### PROVIDED DATA
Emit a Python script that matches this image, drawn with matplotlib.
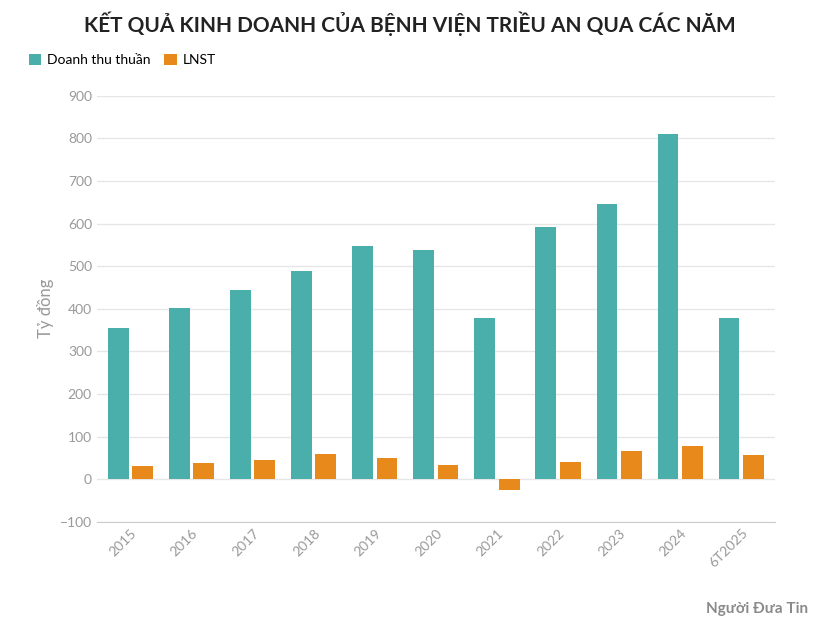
import matplotlib
matplotlib.use("Agg")
import matplotlib.pyplot as plt
import numpy as np

years = ["2015","2016","2017","2018","2019","2020","2021","2022","2023","2024","6T2025"]
revenue = [355, 402, 444, 489, 547, 538, 378, 592, 646, 811, 378]
profit = [30, 37, 45, 59, 49, 33, -26, 40, 66, 77, 56]

plt.rcParams['font.family'] = ['Lato', 'DejaVu Sans']
fig = plt.figure(figsize=(8.2, 6.34), dpi=100)
ax = fig.add_axes([0.118, 0.177, 0.827, 0.672])
x = np.arange(len(years))
w = 0.34
ax.bar(x - 0.2, revenue, w, color='#4aaeab', label='Doanh thu thuần')
ax.bar(x + 0.2, profit, w, color='#e8891c', label='LNST')
ax.set_xlim(-0.55, len(years) - 0.45)
ax.set_ylim(-100, 900)
ax.set_yticks(range(-100, 901, 100))
ax.grid(axis='y', color='#e6e6e6', lw=1)
ax.set_axisbelow(True)
for s in ['top', 'right', 'left']:
    ax.spines[s].set_visible(False)
ax.spines['bottom'].set_color('#cccccc')
ax.tick_params(axis='y', length=0, colors='#999999', labelsize=10)
ax.tick_params(axis='x', length=0, colors='#999999', labelsize=10)
ax.set_xticks(x)
ax.set_xticklabels(years, rotation=45, ha='right', rotation_mode='anchor')
ax.set_ylabel('Tỷ đồng', color='#999999', fontsize=12)
fig.text(0.5, 0.962, 'KẾT QUẢ KINH DOANH CỦA BỆNH VIỆN TRIỀU AN QUA CÁC NĂM',
         ha='center', va='center', fontsize=15, fontweight='bold', color='#222222')
fig.legend(loc='upper left', bbox_to_anchor=(0.02, 0.935), ncol=2, frameon=False,
           fontsize=10, handlelength=0.9, handleheight=0.9, columnspacing=1.0, handletextpad=0.4)
fig.text(0.985, 0.04, 'Người Đưa Tin', ha='right', va='center', fontsize=11,
         color='#8a8a8a', fontweight='bold')
fig.savefig('out.png', dpi=100, facecolor='white')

### WHAT IS REQUIRED
Repeat, word for word and with no pictures, only the lines running from the beginning of the data to the line that contains "66, 77, 56]".

### FINISHED EXERCISE
Emit a Python script that matches this image, drawn with matplotlib.
import matplotlib
matplotlib.use("Agg")
import matplotlib.pyplot as plt
import numpy as np

years = ["2015","2016","2017","2018","2019","2020","2021","2022","2023","2024","6T2025"]
revenue = [355, 402, 444, 489, 547, 538, 378, 592, 646, 811, 378]
profit = [30, 37, 45, 59, 49, 33, -26, 40, 66, 77, 56]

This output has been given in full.